Brackish-water toadfish sold as "freshwater" toadfish
At least two "freshwater" toadfish are seen in the trade Batrachomoeus trispinosus and Allenbatrachus grunniens. Despite being called freshwater toadfish by the less scrupulous retailers, both are brackish water to marine fish, and neither can be maintained indefinitely under freshwater conditions. Aim for a specific gravity of at least 1.005, and in the long term 1.010 or more is probably best.
Telling the two species apart is difficult since they share very similar colouration. Both species can get up to 30 cm (12 inches) in length, but they are not particularly active fish, so a single specimen might be maintained in a 200-litre (44-Imperial gallon) without problems.
Both these toadfish are peaceful towards things they can't swallow, but their ability to tackle surprisingly large prey shouldn't be underestimated. Tankmates should be deep-bodied and as big as the toadfish to be considered truly safe. Adult Scats, Green Chromides and Colombian Shark Catfish would make good companions.
Like most other toadfish, Batrachomoeus trispinosus and Allenbatrachus grunniens are venomous, with spines in their dorsal fins and on the gill covers capable of delivering quite a nasty sting. They are also notorious 'biters' when irritated, so care should be taken when handling them.
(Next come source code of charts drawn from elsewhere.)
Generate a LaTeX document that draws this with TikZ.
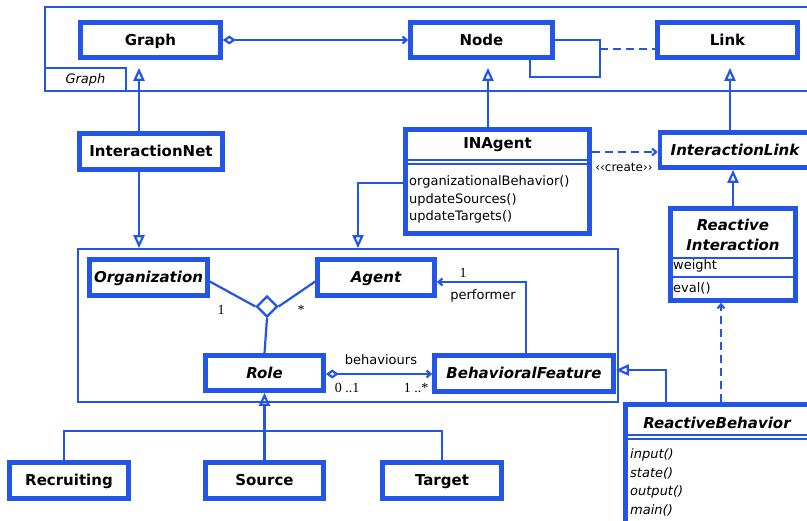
\documentclass[tikz,border=0pt]{standalone}
\usepackage{fontspec}
\setmainfont{DejaVu Sans}
\newfontfamily\numfont{Liberation Serif}
\usetikzlibrary{arrows.meta,shapes.geometric}
\definecolor{umlblue}{RGB}{35,85,230}
\newcommand\clsfont{\bfseries\fontsize{15}{17}\selectfont}
\newcommand\absfont{\bfseries\itshape\fontsize{15}{17}\selectfont}
\newcommand\mthfont{\fontsize{13}{15}\selectfont}
\newcommand\multfont{\numfont\fontsize{14}{16}\selectfont}

\begin{document}
\begin{tikzpicture}[x=1pt,y=-1pt,
    cls/.style={draw=umlblue,line width=4.6pt,fill=white,inner sep=0pt,text height=11pt,text depth=0pt,font=\clsfont},
    abscls/.style={cls,font=\absfont},
    pkg/.style={draw=umlblue,line width=1.8pt,inner sep=0pt},
    conn/.style={draw=umlblue,line width=2.2pt},
    bar/.style={draw=umlblue,line width=1.8pt},
    inherit/.style={conn,-{Triangle[open,length=13pt,width=11pt]}},
    nav/.style={conn,-{Straight Barb[length=4pt,width=7pt]}},
    aggr/.style={conn,{Diamond[open,length=13pt,width=9pt]}-{Straight Barb[length=4pt,width=7pt]}},
    txt/.style={inner sep=0pt,font=\mthfont}]
    \fill[white] (0,0) rectangle (807,521);
    \useasboundingbox (0,0) rectangle (807,521);

    \node[pkg,minimum width=767pt,minimum height=84pt] at (428.5,49) (GraphPkg) {};
    \node[pkg,minimum width=81pt,minimum height=23pt,font=\itshape\mthfont] at (85.5,79.5) (GraphTab) {Graph};
    \node[pkg,minimum width=540pt,minimum height=153pt] at (348,325.5) (Roles) {};

    \node[cls,minimum width=140pt,minimum height=35pt] at (150.5,40) (Graph) {Graph};
    \node[cls,minimum width=142pt,minimum height=35pt] at (481.5,40) (Node) {Node};
    \node[cls,minimum width=140pt,minimum height=35pt] at (727.5,40) (Link) {Link};
    \node[cls,minimum width=143pt,minimum height=36pt] at (151,151.5) (InteractionNet) {InteractionNet};

    \node[cls,minimum width=184pt,minimum height=104pt] at (497.5,181.5) (INAgent) {};
    \node[inner sep=0pt,font=\clsfont] at (497.5,145) (INAgentName) {INAgent};
    \draw[bar] (INAgent.west |- 0,160) -- (INAgent.east |- 0,160);
    \draw[bar] (INAgent.west |- 0,164) -- (INAgent.east |- 0,164);
    \node[txt,anchor=west] at (409,182) (orgBehavior) {organizationalBehavior()};
    \node[txt,anchor=west] at (409,199.5) (updSources) {updateSources()};
    \node[txt,anchor=west] at (409,217) (updTargets) {updateTargets()};

    \node[abscls,minimum width=150pt,minimum height=35pt] at (735,150) (InteractionLink) {InteractionLink};

    \node[cls,minimum width=125pt,minimum height=92pt] at (733,254.5) (RInteraction) {};
    \node[inner sep=0pt,font=\absfont] at (733,225) (RIName1) {Reactive};
    \node[inner sep=0pt,font=\absfont] at (733,245) (RIName2) {Interaction};
    \draw[bar] (RInteraction.west |- 0,258) -- (RInteraction.east |- 0,258);
    \draw[bar] (RInteraction.west |- 0,277) -- (RInteraction.east |- 0,277);
    \node[txt,anchor=west] at (673,266) (weight) {weight};
    \node[txt,anchor=west] at (673,288) (eval) {eval()};

    \node[cls,minimum width=202pt,minimum height=133pt] at (726.5,471) (RBehavior) {};
    \node[inner sep=0pt,font=\absfont] at (717,423) (RBName) {ReactiveBehavior};
    \draw[bar] (RBehavior.west |- 0,435) -- (RBehavior.east |- 0,435);
    \draw[bar] (RBehavior.west |- 0,439) -- (RBehavior.east |- 0,439);
    \node[txt,anchor=west,font=\itshape\mthfont] at (630,455) (input) {input()};
    \node[txt,anchor=west,font=\itshape\mthfont] at (630,473) (state) {state()};
    \node[txt,anchor=west,font=\itshape\mthfont] at (630,492) (output) {output()};
    \node[txt,anchor=west,font=\itshape\mthfont] at (630,510) (main) {main()};

    \node[abscls,minimum width=118pt,minimum height=36pt] at (148.5,277.5) (Organization) {Organization};
    \node[abscls,minimum width=117pt,minimum height=36pt] at (376,277.5) (Agent) {Agent};
    \node[abscls,minimum width=118pt,minimum height=35pt] at (264.5,373) (Role) {Role};
    \node[abscls,minimum width=179pt,minimum height=36pt] at (524,373.5) (BFeature) {BehavioralFeature};
    \node[draw=umlblue,line width=2.2pt,fill=white,diamond,aspect=1,minimum size=21pt,inner sep=0pt] at (267,306.5) (assoc) {};

    \node[cls,minimum width=119pt,minimum height=36pt] at (69,480.5) (Recruiting) {Recruiting};
    \node[cls,minimum width=118pt,minimum height=36pt] at (264.5,480.5) (Source) {Source};
    \node[cls,minimum width=119pt,minimum height=36pt] at (442,480.5) (Target) {Target};

    \draw[aggr] (Graph.east) -- (Node.west);
    \draw[conn] (Node.east) -- (600,40) -- (600,77) -| ([xshift=48.5pt]Node.south);
    \coordinate (loopMid) at (600,49);
    \draw[conn,dashed,dash pattern=on 8pt off 5pt] (loopMid) -- (loopMid -| Link.west);

    \draw[inherit,shorten >=8pt] ([xshift=-12pt]InteractionNet.north) -- ([xshift=-12pt]InteractionNet.north |- Graph.south);
    \draw[inherit,shorten >=8pt] ([xshift=-9.5pt]INAgent.north) -- ([xshift=-9.5pt]INAgent.north |- Node.south);
    \draw[inherit,shorten >=8pt] ([xshift=-5pt]InteractionLink.north) -- ([xshift=-5pt]InteractionLink.north |- Link.south);
    \draw[inherit] (RInteraction.north) -- (RInteraction.north |- InteractionLink.south);
    \draw[conn,dashed,dash pattern=on 8pt off 5pt,-{Straight Barb[length=4pt,width=7pt]}] (INAgent.east |- 0,152) -- (InteractionLink.west |- 0,152);
    \node[inner sep=0pt,font=\fontsize{12}{14}\selectfont] at (624,167) (create) {‹‹create››};

    \draw[inherit] ([xshift=-12pt]InteractionNet.south) -- ([xshift=-12pt]InteractionNet.south |- Roles.north);
    \draw[inherit] ([yshift=-1.5pt]INAgent.west) -| ([xshift=-18pt]Agent.north |- Roles.north);

    \draw[conn] ([yshift=-4pt]Organization.east) -- (assoc.west);
    \draw[conn] ([yshift=-4pt]Agent.west) -- (assoc.east);
    \draw[conn] (assoc.south) -- (Role.north);
    \node[font=\multfont,inner sep=0pt] at (221,310) (orgMult) {1};
    \node[font=\multfont,inner sep=0pt] at (301,310) (agentMult) {*};

    \draw[aggr] ([yshift=-1pt]Role.east) -- ([yshift=-1pt]Role.east -| BFeature.west);
    \node[txt] at (381,360) (behaviours) {behaviours};
    \node[font=\multfont,inner sep=0pt] at (347,388) (roleMult) {0 ..1};
    \node[font=\multfont,inner sep=0pt] at (416,388) (bfMult) {1 ..*};

    \draw[nav] ([xshift=2pt]BFeature.north) |- ([yshift=-4.5pt]Agent.east);
    \node[font=\multfont,inner sep=0pt] at (463,273) (perfMult) {1};
    \node[txt] at (483,296) (performer) {performer};

    \draw[conn,dashed,dash pattern=on 8pt off 5pt,-{Straight Barb[length=4pt,width=7pt]}] ([xshift=-5.5pt]RBehavior.north) -- ([xshift=-5.5pt]RBehavior.north |- RInteraction.south);
    \draw[inherit] ([xshift=-60.5pt]RBehavior.north) |- ([yshift=3.5pt]BFeature.east);

    \coordinate (fork) at (Source.north |- 0,431);
    \draw[conn] ([xshift=-5pt]Recruiting.north) |- (fork) -| (Target.north);
    \draw[conn] (Source.north) -- (fork);
    \draw[inherit] (fork) -- (Role.south);
\end{tikzpicture}
\end{document}
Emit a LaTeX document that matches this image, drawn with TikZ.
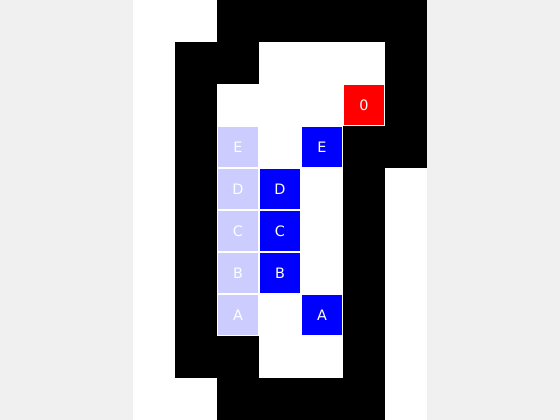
\documentclass[tikz,border=0pt]{standalone}
\usepackage{fontspec}
\setmainfont{DejaVu Sans}
\usepackage{xcolor}
\usetikzlibrary{positioning}
\definecolor{bggray}{HTML}{F0F0F0}
\definecolor{ghost}{HTML}{CCCCFF}
\tikzset{
  wall/.style={fill=black, draw=none},
  tile/.style={rectangle, minimum size=35.5pt, inner sep=0pt, text=white, font=\fontsize{13}{15}\selectfont},
  past/.style={tile, fill=ghost},
  now/.style={tile, fill=blue},
  goal/.style={tile, fill=red},
  board/.style={x=1.3335cm, y=1.3335cm}
}
\begin{document}
\begin{tikzpicture}[board]
  \useasboundingbox (-3.1667,-10) rectangle (10.1667,0);
  \fill[bggray] (-3.1667,-10) rectangle (10.1667,0);
  \fill[white] (0,-10) rectangle (7,0);
  % walls
  \foreach \c/\r in {2/0,3/0,4/0,5/0,6/0,1/1,2/1,6/1,1/2,6/2,1/3,5/3,6/3,
                     1/4,5/4,1/5,5/5,1/6,5/6,1/7,5/7,1/8,2/8,5/8,
                     2/9,3/9,4/9,5/9}
    \fill[wall] (\c,-\r) rectangle ++(1,-1);
  % earlier positions
  \node[past] (pE) at (2.5,-3.5) {E};
  \node[past] (pD) at (2.5,-4.5) {D};
  \node[past] (pC) at (2.5,-5.5) {C};
  \node[past] (pB) at (2.5,-6.5) {B};
  \node[past] (pA) at (2.5,-7.5) {A};
  % current positions
  \node[now] (nE) at (4.5,-3.5) {E};
  \node[now] (nD) at (3.5,-4.5) {D};
  \node[now] (nC) at (3.5,-5.5) {C};
  \node[now] (nB) at (3.5,-6.5) {B};
  \node[now] (nA) at (4.5,-7.5) {A};
  \node[goal] (target) at (5.5,-2.5) {0};
\end{tikzpicture}
\end{document}
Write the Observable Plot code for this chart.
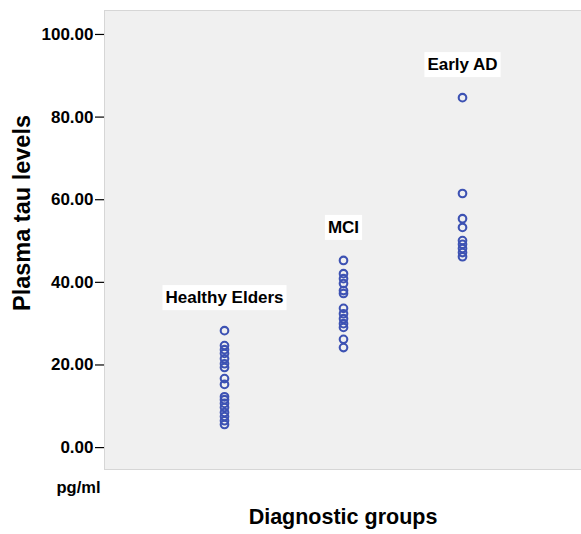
<!DOCTYPE html>
<html>
<head>
<meta charset="utf-8">
<script src="https://cdn.jsdelivr.net/npm/d3@7"></script>
<script src="https://cdn.jsdelivr.net/npm/@observablehq/plot@0.6"></script>
<style>
  html, body { margin: 0; padding: 0; background: #ffffff; }
  #chart svg { display: block; }
</style>
</head>
<body>
<div id="chart"></div>
<script>
const groups = ["Healthy Elders", "MCI", "Early AD"];
const healthyElders = [28.3, 24.7, 23.7, 22.8, 21.5, 20.3, 19.4, 16.7, 15.3, 12.3, 11.6, 10.7, 9.7, 8.5, 7.5, 6.5, 5.6];
const mci = [45.3, 42.1, 40.9, 39.7, 38.0, 37.3, 33.7, 32.4, 31.2, 30.0, 29.1, 26.2, 24.2];
const earlyAD = [84.7, 61.5, 55.4, 53.3, 50.1, 49.2, 48.2, 47.2, 46.2];
const yTicks = [0, 20, 40, 60, 80, 100];
const yLabel = "Plasma tau levels";
const xLabel = "Diagnostic groups";
const unitLabel = "pg/ml";

const series = [healthyElders, mci, earlyAD];
const points = groups.flatMap((g, i) => series[i].map(v => ({group: g, value: v})));
const labels = groups.map((g, i) => ({group: g, value: d3.max(series[i])}));

const font = "'Liberation Sans', Arial, sans-serif";

const chart = Plot.plot({
  width: 581,
  height: 534,
  marginLeft: 104,
  marginRight: 0,
  marginTop: 10,
  marginBottom: 65,
  style: {fontFamily: font, background: "#ffffff", color: "#000"},
  x: {type: "point", domain: groups, padding: 1, axis: null},
  y: {domain: [-5.3, 105.8], axis: null},
  marks: [
    Plot.frame({fill: "#f0f0f0", stroke: "#d6d6d6"}),
    Plot.axisY({
      ticks: yTicks, tickFormat: d3.format(".2f"), tickSize: 9, tickPadding: 2,
      fontSize: 17, fontWeight: "bold", label: null, stroke: "#000", strokeWidth: 1.2
    }),
    Plot.dot(points, {x: "group", y: "value", r: 3.8, stroke: "#3d52b3", strokeWidth: 2.1, fill: "none"}),
    Plot.text(labels, {x: "group", y: "value", text: "group", dy: -33, fontSize: 17, fontWeight: "bold", fill: "#000"}),
    Plot.text([yLabel], {frameAnchor: "left", text: d => d, rotate: -90, textAnchor: "middle", dx: -82, dy: -27, fontSize: 23.5, fontWeight: "bold", fill: "#000"}),
    Plot.text([xLabel], {frameAnchor: "bottom", text: d => d, dx: 0, dy: 54, fontSize: 21.5, fontWeight: "bold", fill: "#000"}),
    Plot.text([unitLabel], {frameAnchor: "bottom-left", text: d => d, textAnchor: "middle", dx: -26, dy: 23, fontSize: 16.5, fontWeight: "bold", fill: "#000"})
  ]
});
document.getElementById("chart").append(chart);

// white boxes behind the group labels
d3.select(chart).selectAll("text").filter(function() {
  return groups.includes(this.textContent);
}).each(function() {
  const bb = this.getBBox();
  const tr = this.getAttribute("transform");
  const r = d3.select(this.parentNode).insert("rect", () => this)
    .attr("x", bb.x - 3).attr("y", bb.y - 3)
    .attr("width", bb.width + 6).attr("height", bb.height + 6)
    .attr("fill", "#ffffff");
  if (tr) r.attr("transform", tr);
});
</script>
</body>
</html>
At least one oysterfish, Opsanus beta, is occasionally on sale in the larger marine aquarium shops. It comes from the tropical Western Atlantic region including the Gulf of Mexico, and is sometimes known as the Gulf Toadfish. An alternate common name, the Orange Toadfish, refers to the bright mottled orange colouration of some specimens. Not all are bright orange, in fact most are mottled brown, but the ones that appear in the trade tend to be the orange specimens. To a degree their vary their colours depending on their environment.
Opsanus beta is a fairly large predator, with a maximum length of just over 30 cm (12 inches). Their social behaviour is interesting. Males attract females by producing songs consisting of remarkably loud grunts and whistles. After spawning the males look after the eggs until they hatch.
Gulf Oysterfish are not venomous, but should be handled carefully nonetheless because they have strong jaws adapted to crushing shellfish such as oysters, and can inflict nasty bites. They are very hardy animals that live well in captivity, but like any aquarium fish, do best when given good care.